The main portion of Froude's life for nearly twenty years was occupied with his History of England from the fall of Wolsey to the defeat of the Spanish Armada. It is on a large scale, in twelve volumes. Every chapter bears ample proof of laborious study. Froude neglected no source of information, and spared himself no pains in pursuit of it. At the Record Office, in the British Museum, at Hatfield, among the priceless archives preserved in the Spanish village of Simancas, he toiled with unquenchable ardour and unrelenting assiduity. Nine-tenths of his authorities were in manuscript. They were in five languages. They filled nine hundred volumes. Excellent linguist as he was, Froude could hardly avoid falling into some errors. With his general accuracy as an historian I shall have to deal in a later part of this book. Here I am only concerned to prove that he took unlimited pains. He kept no secretary, he was his own copyist, and he was not a good proof- reader. Those natural blots, quas aut incuria fudit, aut humaria parum cavit natura, are to be found, no doubt, in his pages. From a conscientious obedience to truth as he understood it, and a resolute determination to present it as he saw it, he never swerved. He was not a chronicler, but an artist, a moralist, and a man of genius. Unless an historian can put himself into the place of the men about whom he is writing, think their thoughts, share their hopes, their aspirations, and their fears, he had better be taking a healthy walk than poring over dusty documents. A paste-pot, a pair of scissors, the mechanical precision of a copying clerk, are all useful in their way; but they no more make an historian than a cowl makes a monk.

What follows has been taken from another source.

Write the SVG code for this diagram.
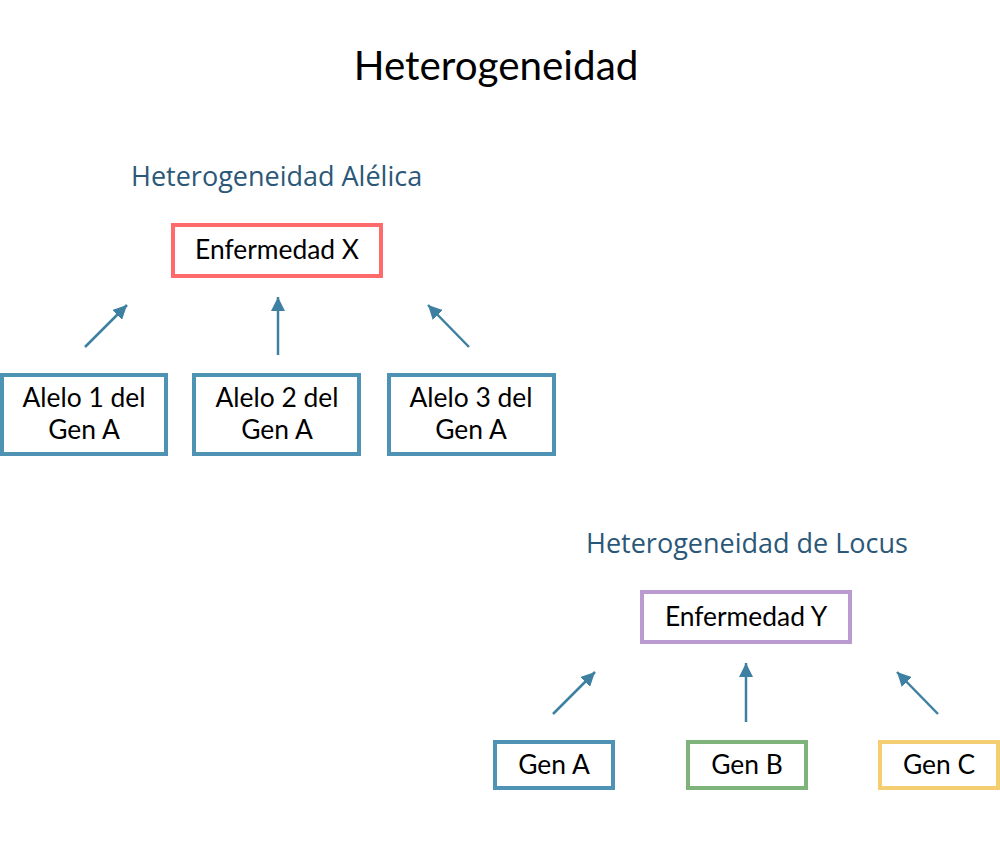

Polloi men narthekophoroi Bakchoi de te pauroi
["There are many officials, but few inspired." Zenobius, 5.77]

There are many writers of history, but very few historians. Froude wrote with a definite purpose, which he never concealed from himself, or from others. He believed, and he thought he could prove, that the Reformation freed England from a cruel and degrading yoke, that the things which were Caesar's should be rendered to Caesar, and that the Church should be restricted within its own proper sphere. Those, if such there be, who think that an historian should have no opinions are entitled to condemn him. Those who simply disagree with him are not. No man is hindered by any other cause than laziness, incompetence, or more immediately profitable occupations, from writing a history of the same period in exactly the opposite sense.